===== Given records
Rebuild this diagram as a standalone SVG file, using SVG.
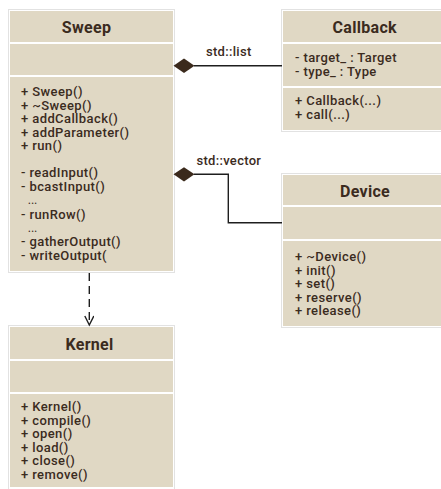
<svg xmlns="http://www.w3.org/2000/svg" width="441" height="489" viewBox="0 0 441 489">
<defs>
<style>
.frame{fill:#ffffff;stroke:#e2e2e2;stroke-width:1}
.cell{fill:#e0d8c4}
.title{font-family:Roboto,"Liberation Sans",sans-serif;font-size:16px;font-weight:700;fill:#3b2b1e;text-anchor:middle;letter-spacing:0.3px}
.txt{font-family:Roboto,"Liberation Sans",sans-serif;font-size:13px;font-weight:500;fill:#3b2b1e;letter-spacing:0.4px}
.dots{font-family:Roboto,"Liberation Sans",sans-serif;font-size:10px;font-weight:500;fill:#3b2b1e;letter-spacing:0.4px}
.lbl{font-family:Roboto,"Liberation Sans",sans-serif;font-size:13px;font-weight:500;fill:#3b2b1e;letter-spacing:0.3px}
.line{fill:none;stroke:#1e1e1e;stroke-width:1.4}
.dash{fill:none;stroke:#1e1e1e;stroke-width:1.4;stroke-dasharray:8 5}
.dia{fill:#3b2a1c}
</style>
<marker id="open" markerWidth="12" markerHeight="10" refX="10" refY="5" orient="auto" markerUnits="userSpaceOnUse">
<path d="M1,0.5 L10,5 L1,9.5" fill="none" stroke="#1e1e1e" stroke-width="1.4"/>
</marker>
</defs>
<rect width="441" height="489" fill="#ffffff"/>

<g id="Sweep">
<rect class="frame" x="8.5" y="9.5" width="166" height="263"/>
<rect class="cell" x="10" y="11" width="163" height="31"/>
<rect class="cell" x="10" y="44" width="163" height="31"/>
<rect class="cell" x="10" y="77" width="163" height="194"/>
<text class="title" x="86.5" y="33">Sweep</text>
<text class="txt" x="21" y="96">+ Sweep()</text>
<text class="txt" x="21" y="109.5">+ ~Sweep()</text>
<text class="txt" x="21" y="123">+ addCallback()</text>
<text class="txt" x="21" y="136.5">+ addParameter()</text>
<text class="txt" x="21" y="150">+ run()</text>
<text class="txt" x="21" y="177">- readInput()</text>
<text class="txt" x="21" y="191">- bcastInput()</text>
<text class="dots" x="28" y="203.7">...</text>
<text class="txt" x="21" y="218.5">- runRow()</text>
<text class="dots" x="28" y="231.5">...</text>
<text class="txt" x="21" y="246.3">- gatherOutput()</text>
<text class="txt" x="21" y="260">- writeOutput(</text>
</g>

<g id="Callback">
<rect class="frame" x="281.5" y="9.5" width="170" height="122"/>
<rect class="cell" x="283" y="11" width="168" height="31"/>
<rect class="cell" x="283" y="44" width="168" height="42"/>
<rect class="cell" x="283" y="88" width="168" height="42"/>
<text class="title" x="364.7" y="33">Callback</text>
<text class="txt" x="295" y="62">- target_ : Target</text>
<text class="txt" x="295" y="76">- type_ : Type</text>
<text class="txt" x="295" y="105">+ Callback(...)</text>
<text class="txt" x="295" y="119">+ call(...)</text>
</g>

<g id="Device">
<rect class="frame" x="281.5" y="173.5" width="170" height="154"/>
<rect class="cell" x="283" y="175" width="168" height="30"/>
<rect class="cell" x="283" y="207" width="168" height="32"/>
<rect class="cell" x="283" y="241" width="168" height="85"/>
<text class="title" x="365" y="197">Device</text>
<text class="txt" x="295" y="261">+ ~Device()</text>
<text class="txt" x="295" y="274.5">+ init()</text>
<text class="txt" x="295" y="288">+ set()</text>
<text class="txt" x="295" y="301.5">+ reserve()</text>
<text class="txt" x="295" y="315">+ release()</text>
</g>

<g id="Kernel">
<rect class="frame" x="8.5" y="325.5" width="166" height="170"/>
<rect class="cell" x="10" y="327" width="163" height="32"/>
<rect class="cell" x="10" y="361" width="163" height="31"/>
<rect class="cell" x="10" y="394" width="163" height="93"/>
<text class="title" x="89.5" y="350">Kernel</text>
<text class="txt" x="21" y="411">+ Kernel()</text>
<text class="txt" x="21" y="424.5">+ compile()</text>
<text class="txt" x="21" y="438">+ open()</text>
<text class="txt" x="21" y="451.5">+ load()</text>
<text class="txt" x="21" y="465">+ close()</text>
<text class="txt" x="21" y="478.5">+ remove()</text>
</g>

<g id="connectors">
<path class="line" d="M194,65.7 H282"/>
<polygon class="dia" points="173.5,65.7 184,58.5 194.5,65.7 184,73"/>
<text class="lbl" x="206" y="56">std::list</text>
<path class="line" d="M194,174.3 H228.3 V222.7 H282" stroke="#333"/>
<polygon class="dia" points="173.5,174.3 184,167.2 194.5,174.3 184,181.5"/>
<text class="lbl" x="196.5" y="165">std::vector</text>
<path class="dash" d="M89.3,273 V325" marker-end="url(#open)"/>
</g>
</svg>
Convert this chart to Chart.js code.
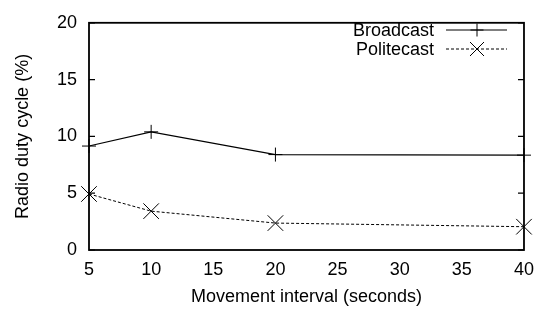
==========
> To be done: Without including any picture, repeat the data exactly.

> Expected answer:
Rebuild this diagram as a standalone SVG file, using SVG.
<svg xmlns="http://www.w3.org/2000/svg" width="441" height="489" viewBox="0 0 441 489">
<defs>
<style>
.frame{fill:#ffffff;stroke:#e2e2e2;stroke-width:1}
.cell{fill:#e0d8c4}
.title{font-family:Roboto,"Liberation Sans",sans-serif;font-size:16px;font-weight:700;fill:#3b2b1e;text-anchor:middle;letter-spacing:0.3px}
.txt{font-family:Roboto,"Liberation Sans",sans-serif;font-size:13px;font-weight:500;fill:#3b2b1e;letter-spacing:0.4px}
.dots{font-family:Roboto,"Liberation Sans",sans-serif;font-size:10px;font-weight:500;fill:#3b2b1e;letter-spacing:0.4px}
.lbl{font-family:Roboto,"Liberation Sans",sans-serif;font-size:13px;font-weight:500;fill:#3b2b1e;letter-spacing:0.3px}
.line{fill:none;stroke:#1e1e1e;stroke-width:1.4}
.dash{fill:none;stroke:#1e1e1e;stroke-width:1.4;stroke-dasharray:8 5}
.dia{fill:#3b2a1c}
</style>
<marker id="open" markerWidth="12" markerHeight="10" refX="10" refY="5" orient="auto" markerUnits="userSpaceOnUse">
<path d="M1,0.5 L10,5 L1,9.5" fill="none" stroke="#1e1e1e" stroke-width="1.4"/>
</marker>
</defs>
<rect width="441" height="489" fill="#ffffff"/>

<g id="Sweep">
<rect class="frame" x="8.5" y="9.5" width="166" height="263"/>
<rect class="cell" x="10" y="11" width="163" height="31"/>
<rect class="cell" x="10" y="44" width="163" height="31"/>
<rect class="cell" x="10" y="77" width="163" height="194"/>
<text class="title" x="86.5" y="33">Sweep</text>
<text class="txt" x="21" y="96">+ Sweep()</text>
<text class="txt" x="21" y="109.5">+ ~Sweep()</text>
<text class="txt" x="21" y="123">+ addCallback()</text>
<text class="txt" x="21" y="136.5">+ addParameter()</text>
<text class="txt" x="21" y="150">+ run()</text>
<text class="txt" x="21" y="177">- readInput()</text>
<text class="txt" x="21" y="191">- bcastInput()</text>
<text class="dots" x="28" y="203.7">...</text>
<text class="txt" x="21" y="218.5">- runRow()</text>
<text class="dots" x="28" y="231.5">...</text>
<text class="txt" x="21" y="246.3">- gatherOutput()</text>
<text class="txt" x="21" y="260">- writeOutput(</text>
</g>

<g id="Callback">
<rect class="frame" x="281.5" y="9.5" width="170" height="122"/>
<rect class="cell" x="283" y="11" width="168" height="31"/>
<rect class="cell" x="283" y="44" width="168" height="42"/>
<rect class="cell" x="283" y="88" width="168" height="42"/>
<text class="title" x="364.7" y="33">Callback</text>
<text class="txt" x="295" y="62">- target_ : Target</text>
<text class="txt" x="295" y="76">- type_ : Type</text>
<text class="txt" x="295" y="105">+ Callback(...)</text>
<text class="txt" x="295" y="119">+ call(...)</text>
</g>

<g id="Device">
<rect class="frame" x="281.5" y="173.5" width="170" height="154"/>
<rect class="cell" x="283" y="175" width="168" height="30"/>
<rect class="cell" x="283" y="207" width="168" height="32"/>
<rect class="cell" x="283" y="241" width="168" height="85"/>
<text class="title" x="365" y="197">Device</text>
<text class="txt" x="295" y="261">+ ~Device()</text>
<text class="txt" x="295" y="274.5">+ init()</text>
<text class="txt" x="295" y="288">+ set()</text>
<text class="txt" x="295" y="301.5">+ reserve()</text>
<text class="txt" x="295" y="315">+ release()</text>
</g>

<g id="Kernel">
<rect class="frame" x="8.5" y="325.5" width="166" height="170"/>
<rect class="cell" x="10" y="327" width="163" height="32"/>
<rect class="cell" x="10" y="361" width="163" height="31"/>
<rect class="cell" x="10" y="394" width="163" height="93"/>
<text class="title" x="89.5" y="350">Kernel</text>
<text class="txt" x="21" y="411">+ Kernel()</text>
<text class="txt" x="21" y="424.5">+ compile()</text>
<text class="txt" x="21" y="438">+ open()</text>
<text class="txt" x="21" y="451.5">+ load()</text>
<text class="txt" x="21" y="465">+ close()</text>
<text class="txt" x="21" y="478.5">+ remove()</text>
</g>

<g id="connectors">
<path class="line" d="M194,65.7 H282"/>
<polygon class="dia" points="173.5,65.7 184,58.5 194.5,65.7 184,73"/>
<text class="lbl" x="206" y="56">std::list</text>
<path class="line" d="M194,174.3 H228.3 V222.7 H282" stroke="#333"/>
<polygon class="dia" points="173.5,174.3 184,167.2 194.5,174.3 184,181.5"/>
<text class="lbl" x="196.5" y="165">std::vector</text>
<path class="dash" d="M89.3,273 V325" marker-end="url(#open)"/>
</g>
</svg>
Convert this chart to Chart.js code.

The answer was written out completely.